An assembly (or assembler) language,[1] often abbreviated asm, is any low-level programming language in which there is a very strong correspondence between the program's statements and the architecture's machine code instructions.[2]
Each assembly language is specific to a particular computer architecture and operating system.[3] In contrast, most high-level programming languages are generally portable across multiple architectures but require interpreting or compiling. Assembly language may also be called symbolic machine code.[4][5]
Assembly language usually has one statement per machine instruction, but assembler directives,[6] macros[7][1] and symbolic labels of program and memory locations are often also supported.

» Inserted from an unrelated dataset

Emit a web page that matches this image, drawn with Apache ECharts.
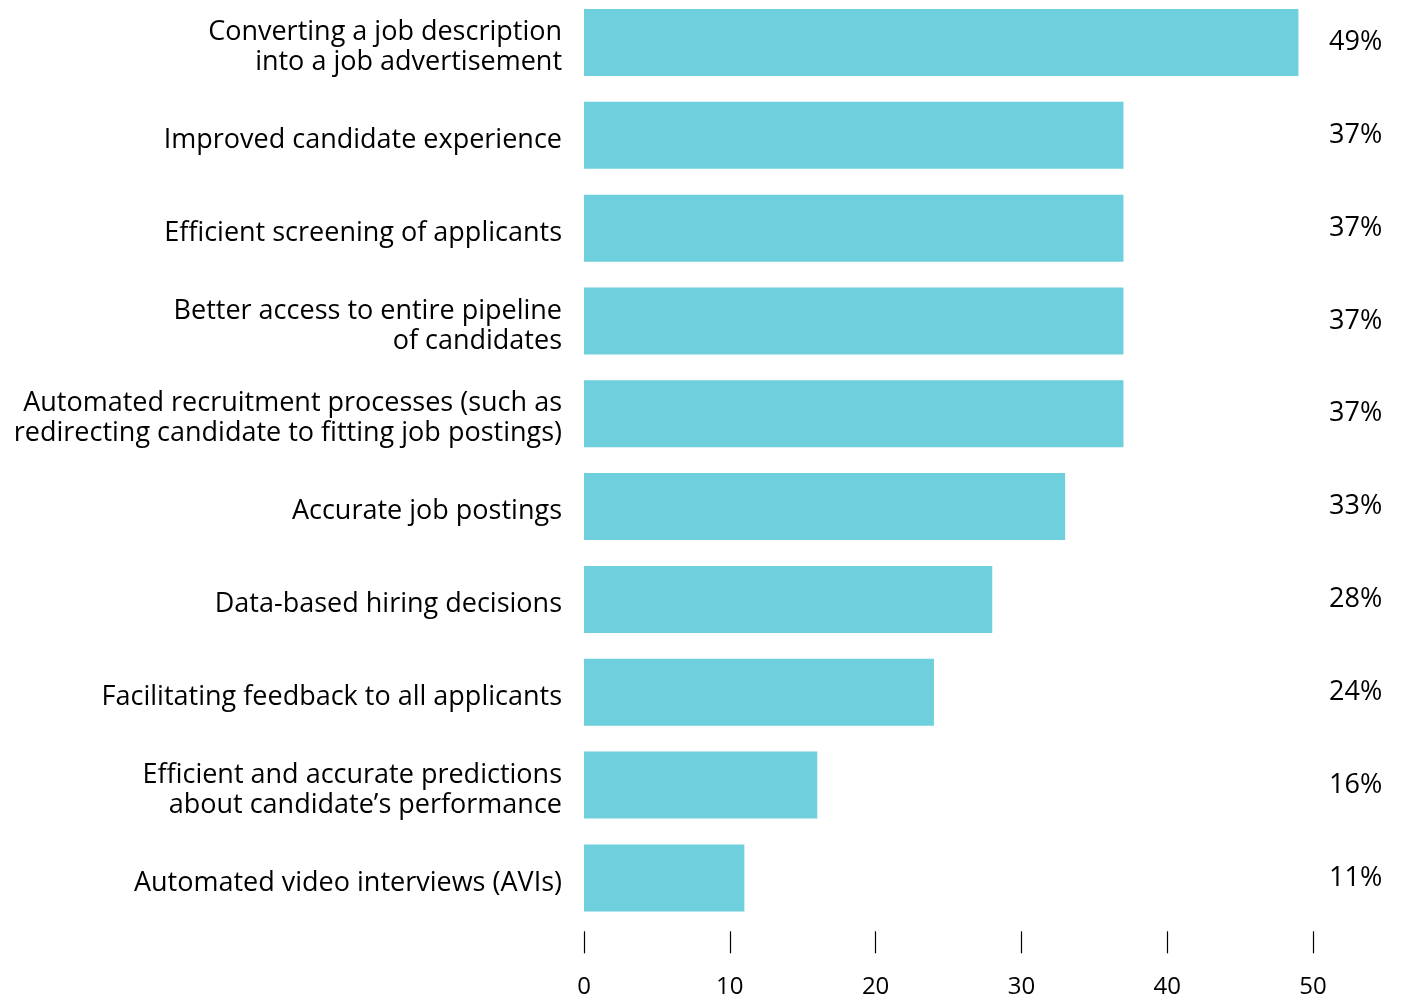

Assembly code is converted into executable machine code by a utility program referred to as an assembler. The conversion process is referred to as assembly, or assembling the source code.
Assembler language syntax
Assembly language uses a mnemonic to represent each low-level machine instruction or opcode, typically also each architectural register, flag, etc. Many operations require one or more operands in order to form a complete instruction. Most assemblers permit named constants, registers, and labels for program and memory locations, and can calculate expressions for operands. Thus, the programmers are freed from tedious repetitive calculations and assembler programs are much more readable than machine code. Depending on the architecture, these elements may also be combined for specific instructions or addressing modes using offsets or other data as well as fixed addresses. Many assemblers offer additional mechanisms to facilitate program development, to control the assembly process, and to aid debugging.
Terminology
A macro assembler includes a macroinstruction facility so that (parameterized) assembly language text can be represented by a name, and that name can be used to insert the expanded text into other code.
A cross assembler (see also cross compiler) is an assembler that is run on a computer or operating system (the host system) of a different type from the system on which the resulting code is to run (the target system). Cross-assembling facilitates the development of programs for systems that do not have the resources to support software development, such as an embedded system. In such a case, the resulting object code must be transferred to the target system, either via read-only memory (ROM, EPROM, etc.) or a data link using an exact bit-by-bit copy of the object code or a text-based representation of that code, such as Motorola S-record or Intel HEX.
A high-level assembler is a program that provides language abstractions more often associated with high-level languages, such as advanced control structures (IF/THEN/ELSE, DO CASE, etc.) and high-level abstract data types, including structures/records, unions, classes, and sets.
A microassembler is a program that helps prepare a microprogram, called firmware, to control the low level operation of a computer.
A meta-assembler is a term used in some circles for "a program that accepts the syntactic and semantic description of an assembly language, and generates an assembler for that language."[8]
Assembly time is the computational step where an assembler is run.